Thursday we're off to LA for the Tour of California. Jason and I are super-excited, lots of the big guns are racing and it will be a blast to see the show. As much as Humu likes the southern California lifestyle, she's staying here this time with a housesitter. We'll take some pictures for her.

Bye Bye Van...

We sold our "vacation home". Didn't know we had one? Well, that's because it's not really a home. Not REALLY. We had a VW Eurovan Winnebago, which is like a super-deluxe Westfalia. I loved that van, it was like a cute cozy turtle as everything you needed to live was inside.

So why did we sell it? Hmm. Well, as with every major decision it was multi-factorial, with no one overwhelming reason. Probably the biggest thing was I drove it every day, as a car, and while it works for that, it's pretty big and long and not that great on gas. It's like driving a full-size truck around all the time, and didn't totally jive with how I feel on leaving as small a carbon footprint as you reasonably can. Another reason was it was 10 years old, and while it only had 100,000 miles on it, it can't be expected to live forever, so I knew we'd be selling it at some point in the next few years. We had a couple of major repairs over the last year, but it was actually running almost mint. I figured that meant it wasn't a bad idea to sell it; as if I'd just paid a big repair bill I'd want to keep it to get my money's worth.

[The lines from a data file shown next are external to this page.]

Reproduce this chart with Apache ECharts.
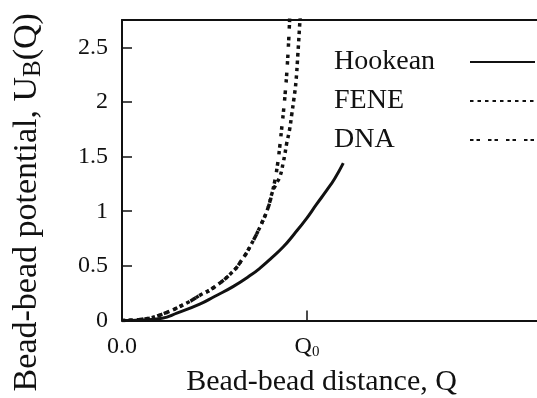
<!DOCTYPE html>
<html><head><meta charset="utf-8">
<script src="https://cdn.jsdelivr.net/npm/echarts@6/dist/echarts.min.js"></script>
<style>html,body{margin:0;padding:0;background:#fff}#c{width:537px;height:398px}</style>
</head><body><div id="c"></div>
<script>
// ---- data (Q in units of Q0, U in plot units) ----
const seriesNames = ['Hookean', 'FENE', 'DNA'];

const hookeanQ = [0, 0.1, 0.216, 0.3, 0.42, 0.5, 0.6, 0.7, 0.746, 0.8, 0.872, 0.93, 0.998, 1.05, 1.106, 1.15, 1.196];
const hookeanU = [0, 0.005, 0.02, 0.07, 0.15, 0.22, 0.31, 0.42, 0.48, 0.56, 0.675, 0.79, 0.935, 1.06, 1.19, 1.30, 1.44];

const feneQ = [0, 0.1, 0.205, 0.35, 0.42, 0.494, 0.6, 0.65, 0.69, 0.755, 0.791, 0.81, 0.83, 0.854, 0.872, 0.881, 0.89, 0.905, 0.917, 0.93, 0.94, 0.951, 0.962, 0.966];
const feneU = [0, 0.01, 0.05, 0.16, 0.23, 0.30, 0.45, 0.56, 0.67, 0.89, 1.04, 1.16, 1.24, 1.32, 1.45, 1.53, 1.62, 1.74, 1.88, 2.04, 2.18, 2.45, 2.75, 2.85];

const dnaQ = [0, 0.1, 0.205, 0.35, 0.42, 0.494, 0.6, 0.65, 0.69, 0.755, 0.791, 0.81, 0.825, 0.84, 0.852, 0.862, 0.872, 0.882, 0.892, 0.902, 0.907];
const dnaU = [0, 0.01, 0.05, 0.16, 0.23, 0.30, 0.45, 0.56, 0.67, 0.89, 1.04, 1.16, 1.27, 1.42, 1.58, 1.74, 1.90, 2.08, 2.30, 2.60, 2.80];

const xTickValues = [0, 1];
const xTickLabels = ['0.0', '{q|Q}{s|0}'];
const yTickValues = [0, 0.5, 1, 1.5, 2, 2.5];
const yTickLabels = ['0', '0.5', '1', '1.5', '2', '2.5'];

const xTitle = 'Bead-bead distance, Q';
const yTitle = '{a|Bead-bead potential, U}{b|B}{a|(Q)}';

// ---- chart ----
const FONT = 'Liberation Serif';
const INK = '#111';
const zip = (a, b) => a.map((v, i) => [v, b[i]]);

const chart = echarts.init(document.getElementById('c'), null, {renderer: 'canvas'});
chart.setOption({
  animation: false,
  backgroundColor: '#fff',
  grid: {left: 122, right: 0, top: 20, bottom: 77.5, outerBoundsMode: 'none', containLabel: false},
  xAxis: [{
    type: 'value', min: 0, max: 2.243,
    axisLine: {show: true, onZero: false, lineStyle: {color: INK, width: 2}},
    axisTick: {show: true, inside: true, length: 10, customValues: xTickValues, lineStyle: {color: INK, width: 1.5}},
    axisLabel: {
      customValues: xTickValues, margin: 14,
      fontFamily: FONT, fontSize: 24, color: INK,
      formatter: v => xTickLabels[xTickValues.indexOf(v)] ?? '',
      rich: {q: {fontFamily: FONT, fontSize: 24, color: INK}, s: {fontFamily: FONT, fontSize: 15, color: INK, padding: [10, 0, 0, 0]}}
    },
    splitLine: {show: false},
    name: xTitle, nameLocation: 'middle', nameGap: 47,
    nameTextStyle: {fontFamily: FONT, fontSize: 30, color: INK, padding: [0, 16, 0, 0]}
  }, {
    type: 'value', min: 0, max: 2.243, position: 'top',
    axisLine: {show: true, onZero: false, lineStyle: {color: INK, width: 2}},
    axisTick: {show: false}, axisLabel: {show: false}, splitLine: {show: false}
  }],
  yAxis: {
    type: 'value', min: 0, max: 2.75,
    axisLine: {show: true, onZero: false, lineStyle: {color: INK, width: 2}},
    axisTick: {show: true, inside: true, length: 10, customValues: yTickValues, lineStyle: {color: INK, width: 1.5}},
    axisLabel: {
      customValues: yTickValues, margin: 14,
      fontFamily: FONT, fontSize: 24, color: INK,
      formatter: v => yTickLabels[yTickValues.indexOf(v)] ?? ''
    },
    splitLine: {show: false},
    name: yTitle, nameLocation: 'middle', nameGap: 76, nameRotate: 90,
    nameTextStyle: {
      padding: [0, 64, 0, 0],
      rich: {
        a: {fontFamily: FONT, fontSize: 34, color: INK},
        b: {fontFamily: FONT, fontSize: 25, color: INK, padding: [12, 0, 0, 0]}
      }
    }
  },
  legend: {
    orient: 'vertical', left: 329, top: 43, align: 'right',
    itemWidth: 65, itemHeight: 4, itemGap: 11, selectedMode: false,
    itemStyle: {opacity: 0},
    data: seriesNames,
    formatter: n => '{n|' + n + '}',
    textStyle: {
      fontFamily: FONT, fontSize: 28, color: INK,
      rich: {n: {fontFamily: FONT, fontSize: 28, color: INK, width: 131, align: 'left', lineHeight: 34}}
    }
  },
  series: [
    {name: seriesNames[0], type: 'line', data: zip(hookeanQ, hookeanU), symbol: 'none', smooth: true,
     lineStyle: {color: INK, width: 3}, itemStyle: {color: INK}},
    {name: seriesNames[1], type: 'line', data: zip(feneQ, feneU), symbol: 'none', smooth: true,
     lineStyle: {color: INK, width: 3.5, type: [3.5, 4]}, itemStyle: {color: INK}},
    {name: seriesNames[2], type: 'line', data: zip(dnaQ, dnaU), symbol: 'none', smooth: true,
     lineStyle: {color: INK, width: 3.5, type: [3.5, 3, 3.5, 8]}, itemStyle: {color: INK}}
  ]
});
</script></body></html>
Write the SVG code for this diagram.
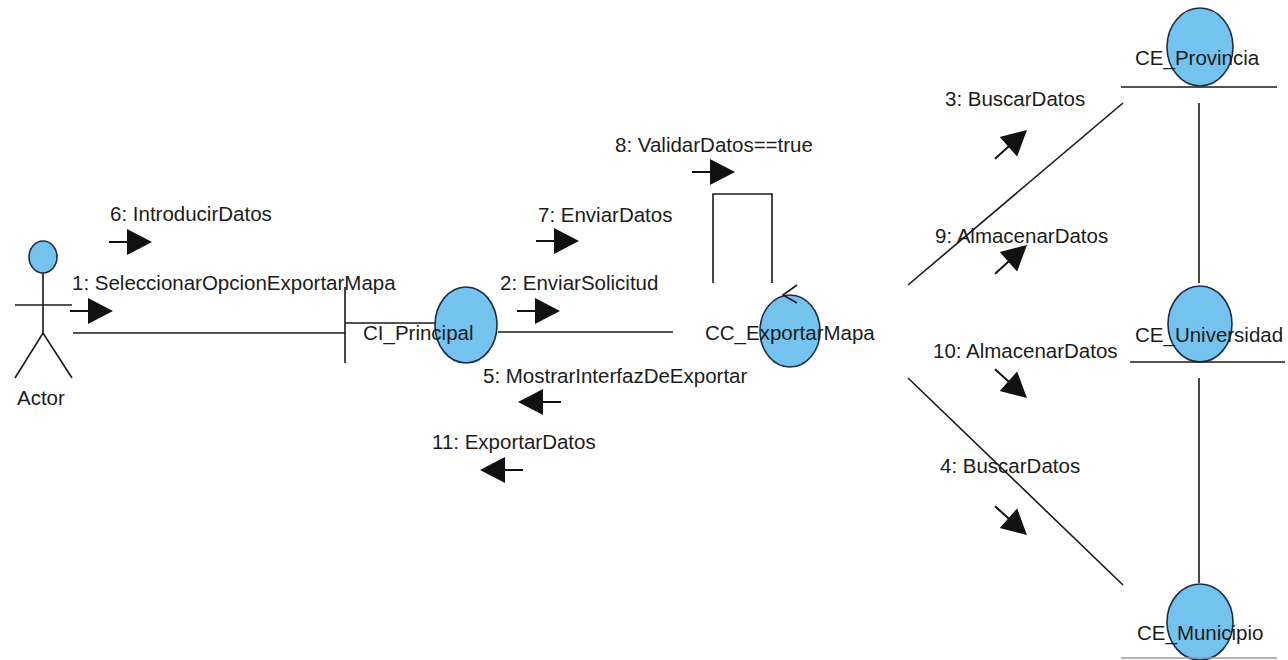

Jason and I decided to put an ad in Craig's List, just to see what interest there was. We didn't need to sell it, so if we didn't get a good price, we weren't going to let it go. It's kind of nice to be in that proverbial driver's seat (yes, pun intended) when selling a vehicle. After several inquiries that I wasn't interested in pursuing, along came a nice family from Vernon who offered what we wanted, but more importantly were excited about the van and would give it a good home. I transferred it over to them this past weekend, and it was bittersweet.

It was the perfect vehicle for us, for about 5% of the time. The other 95%... well, it was just a big vehicle to drive around. I'll always have a special place in my heart for that van, and I know they'll be times when both Jason and I say "oh, if we only still had the van...". Such is life.